When I moved to New York three years ago, to start graduate school at Columbia University, I took pains to rationalize my decision to live in Brooklyn—rather than, say, Morningside Heights or Washington Heights or Harlem or, really, anywhere in the relative vicinity of campus. I would be studying in the nonfiction MFA program and writing about my parents, who were both originally from Brooklyn. So it was only natural to live in my ancestral homeland, right? Besides, I wanted to separate my home life from my school life, and I couldn’t do that if I were living just a short walk from campus. I needed
an hour-long trip on the subway to maintain that boundary.
I justified the commute another way, too: I would get swaths of my class reading done on the train. The Columbia MFA program is known for its focus not just on writing, but on reading like a writer, so I’d be expected to power through hundreds of pages per week. For my first semester alone, I had a 19-book-long reading list, and I would need to cram in reading time whenever possible. A long commute seemed ideal.
My justifications were met with skepticism by friends and family. How did I expect to focus on Ralph Waldo Emerson’s collected essays and lectures while sardine-packed into a subway car, squished by manspreaders and distracted by “SHOW TIME!” and “ACCEPT JESUS AS YOUR SAVIOR” and “Are you Jewish, maybe?” and people clipping their fingernails and what is that smell? I informed my detractors that I would plant myself in a seat and make it work.
And I did. I completed my MFA in May, and over the three years of the program I successfully read several dozen memoirs, essay collections, novels, short story collections, and books of poetry while riding the 2/3 train. Here is one piece of wisdom I gained over the course of my commuter-reading trials and errors: avoid hardcover heavyweights with gossamer-thin pages and tiny lines of print (like that collected Emerson). Your pen will inadvertently cross out rather than underline as the train bumps into the station. On the other hand, slim paperbacks—like Maggie Nelson’s Bluets or Kathleen Stewart’s Ordinary Affects—are ideal for subterranean reading, as they can be folded in one hand and read even while straphanging.

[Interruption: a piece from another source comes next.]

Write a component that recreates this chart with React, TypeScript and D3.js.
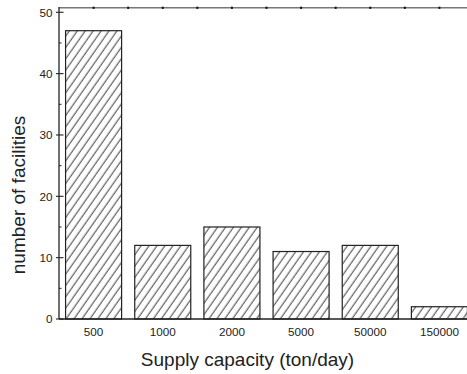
import * as d3 from "d3";

const categories = ["500", "1000", "2000", "5000", "50000", "150000"];
const counts = [47, 12, 15, 11, 12, 2];
const yTicks = [0, 10, 20, 30, 40, 50];
const yMinorTicks = [5, 15, 25, 35, 45];

const width = 467;
const height = 374;
const marginLeft = 59;
const marginTop = 7.7;
const marginBottom = 55;
const font = "Arial, 'Liberation Sans', Helvetica, sans-serif";

export default function App() {
    const x = d3
        .scaleBand<string>()
        .domain(categories)
        .range([marginLeft, 474])
        .paddingInner(0.19)
        .paddingOuter(0.095);
    const y = d3.scaleLinear([0, 50], [height - marginBottom, 12.3]);
    const yTop = y(50.75);
    const yBase = y(0);
    const step = x.step();
    // top frame tick positions: bar centres and gaps between bars
    const topTicks = d3.range(0, categories.length * 2).map((i) => x(categories[0])! - x.paddingOuter() * step + step / 2 + (i * step) / 2 - step / 2 + step / 2);

    return (
        <svg width={width} height={height} style={{ position: "absolute", left: 0, top: 0, background: "#fff" }} fontFamily={font}>
            <defs>
                <pattern id="hatch" patternUnits="userSpaceOnUse" width={6.5} height={12} patternTransform="rotate(35)">
                    <line x1={3} y1={0} x2={3} y2={12} stroke="#222" strokeWidth={0.9} />
                </pattern>
            </defs>

            {/* top frame */}
            <line x1={marginLeft} x2={width} y1={yTop} y2={yTop} stroke="#777" strokeWidth={1.6} />
            {topTicks.map((t, i) => (
                <rect key={i} x={t - 1} y={yTop - 1} width={2} height={2.2} fill="#111" />
            ))}

            {/* bars */}
            {counts.map((d, i) => (
                <rect
                    key={i}
                    x={x(categories[i])}
                    y={y(d)}
                    width={x.bandwidth()}
                    height={yBase - y(d)}
                    fill="url(#hatch)"
                    stroke="#222"
                    strokeWidth={1.2}
                />
            ))}

            {/* left axis */}
            <line x1={marginLeft} x2={marginLeft} y1={yTop - 0.8} y2={yBase} stroke="#222" strokeWidth={1.3} />
            {yTicks.map((t) => (
                <g key={t}>
                    <line x1={marginLeft - 3} x2={marginLeft + 4.5} y1={y(t)} y2={y(t)} stroke="#222" strokeWidth={1.1} />
                    <text x={52.5} y={y(t)} dy="0.36em" textAnchor="end" fontSize={11.7} fill="#222">
                        {t}
                    </text>
                </g>
            ))}
            {yMinorTicks.map((t) => (
                <line key={t} x1={marginLeft} x2={marginLeft + 2.5} y1={y(t)} y2={y(t)} stroke="#222" strokeWidth={1} />
            ))}

            {/* bottom axis */}
            <line x1={marginLeft} x2={width} y1={yBase} y2={yBase} stroke="#222" strokeWidth={1.3} />
            {categories.map((c) => (
                <text key={c} x={x(c)! + x.bandwidth() / 2} y={335.5} textAnchor="middle" fontSize={11.7} fill="#222">
                    {c}
                </text>
            ))}

            {/* axis titles */}
            <text x={247.5} y={366} textAnchor="middle" fontSize={19} fill="#222">
                Supply capacity (ton/day)
            </text>
            <text transform="translate(24.5,195) rotate(-90)" textAnchor="middle" fontSize={19} fill="#222">
                number of facilities
            </text>
        </svg>
    );
}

My subway productivity was not limited to books. I have read and commented on workshop submissions and student essay drafts during my commute, always making a note of apology for the messiness of my handwriting (“Sorry—was on the train!”). I have amended lesson plans and refreshed my familiarity with class readings while barreling uptown to teach. All of this has helped me learn to accept train delays (mostly) with calm. At least I have something to read while I sit in the tunnel.
A bonus to reading while commuting: it earns you a degree of urban solitude. I have never been bothered by unwelcome conversation while nose-deep in a book. Sure, sometimes I hedge against comments—I covered the title of Chris Kraus’s I Love Dick with Post-its to avoid innuendos—but a book in hand doubles as an I’m busy and an I’m not interested. Reading while commuting, which started out as a necessity, has become a welcome distraction from all the things that make the subway all but unbearable: the crowding, the noise, the delays, the smells. And so, even though I am done with my coursework and will no longer be reading against deadlines, I’ll never enter the MTA without something to read in hand.